Theo Jansen is a Dutch artist and inventor whose career has always been balanced between art and science. Trained in physics at Delft University, he quickly found that his curiosity reached beyond the laboratory. Early in his practice he experimented with painting, writing, and kinetic objects, even launching a flying saucer installation over Delft in the 1980s that fooled many into believing in UFOs. This mix of playfulness, engineering, and imagination set the foundation for a career defined by works that cross boundaries—half art, half experiment in applied science.
He’s most famous for the Strandbeests—giant wind-powered skeletons made of PVC that walk the beaches like living organisms. But his work isn’t limited to those creatures. Jansen has built interactive machines, experiments with light, and kinetic projects that all share the same obsession: how to create new forms of life out of simple materials and clever mechanics. His process is almost evolutionary—trial and error, testing joints like mutations, and seeing which “species” survive in the wind. He often says that art and engineering can be the same thing—it all depends on how far you let your imagination take it.

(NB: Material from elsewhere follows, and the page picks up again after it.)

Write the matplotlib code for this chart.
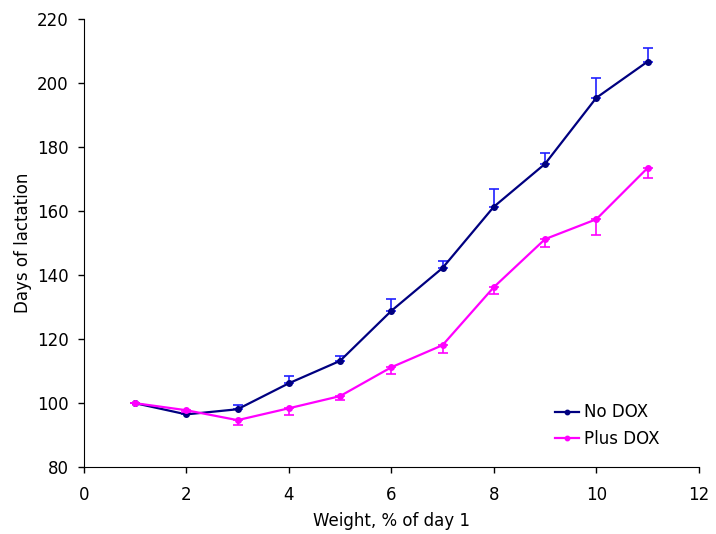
import numpy as np
import matplotlib
matplotlib.use("Agg")
import matplotlib.pyplot as plt

# Data
weight = [1, 2, 3, 4, 5, 6, 7, 8, 9, 10, 11]

no_dox = [100.0, 96.5, 98.1, 106.2, 113.2, 128.8, 142.2, 161.3, 174.7, 195.3, 206.6]
no_dox_err = [0.0, 0.4, 1.2, 2.2, 1.6, 3.7, 2.2, 5.6, 3.4, 6.3, 4.3]

plus_dox = [100.0, 97.8, 94.7, 98.4, 102.2, 111.2, 118.1, 136.2, 151.2, 157.4, 173.4]
plus_dox_err = [0.0, 0.5, 1.6, 2.2, 1.3, 2.2, 2.5, 2.2, 2.5, 5.0, 3.1]

plt.rcParams["font.family"] = "DejaVu Sans"
plt.rcParams["font.size"] = 12

fig = plt.figure(figsize=(7.16, 5.34), dpi=100)
ax = fig.add_axes([0.117, 0.125, 0.859, 0.84])

# No DOX: error bars drawn upward only
ax.errorbar(weight, no_dox, yerr=[np.zeros(len(no_dox_err)), no_dox_err],
            fmt="none", ecolor="#2020ff", elinewidth=1.2, capsize=3.5,
            capthick=1.2)
ax.plot(weight, no_dox, color="#000080", marker="o", markersize=4,
        linewidth=1.6, label="No DOX")

# Plus DOX: error bars drawn downward only
ax.errorbar(weight, plus_dox, yerr=[plus_dox_err, np.zeros(len(plus_dox_err))],
            fmt="none", ecolor="#ff00ff", elinewidth=1.2, capsize=3.5,
            capthick=1.2)
ax.plot(weight, plus_dox, color="#ff00ff", marker="o", markersize=4,
        linewidth=1.6, label="Plus DOX")

ax.set_xlim(0, 12)
ax.set_ylim(80, 220)
ax.set_xticks(range(0, 13, 2))
ax.set_yticks(range(80, 221, 20))
ax.spines["top"].set_visible(False)
ax.spines["right"].set_visible(False)
ax.tick_params(direction="out", length=4, width=1)
ax.tick_params(axis="x", pad=9.5)
ax.tick_params(axis="y", pad=7)
ax.set_xlabel("Weight, % of day 1", labelpad=6)
ax.set_ylabel("Days of lactation", labelpad=3.5)

ax.legend(loc="lower right", frameon=False, handlelength=1.4,
          handletextpad=0.3, markerscale=0.8, bbox_to_anchor=(0.96, 0.01))

fig.savefig("out.png", dpi=100)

Over the years his work has been shown in major museums like Kunstmuseum Den Haag, Palais de Tokyo in Paris, and the Exploratorium in San Francisco, and his Strandbeests have walked beaches all over the world. He’s been awarded prizes like the Witteveen+Bos Award for Art+Technology and the Hague Culture Prize, but what really defines his career is how he’s blurred the lines between disciplines. Jansen has turned plastic tubing, code, and mechanics into something strangely alive—proof that creativity and invention are just two sides of the same coin.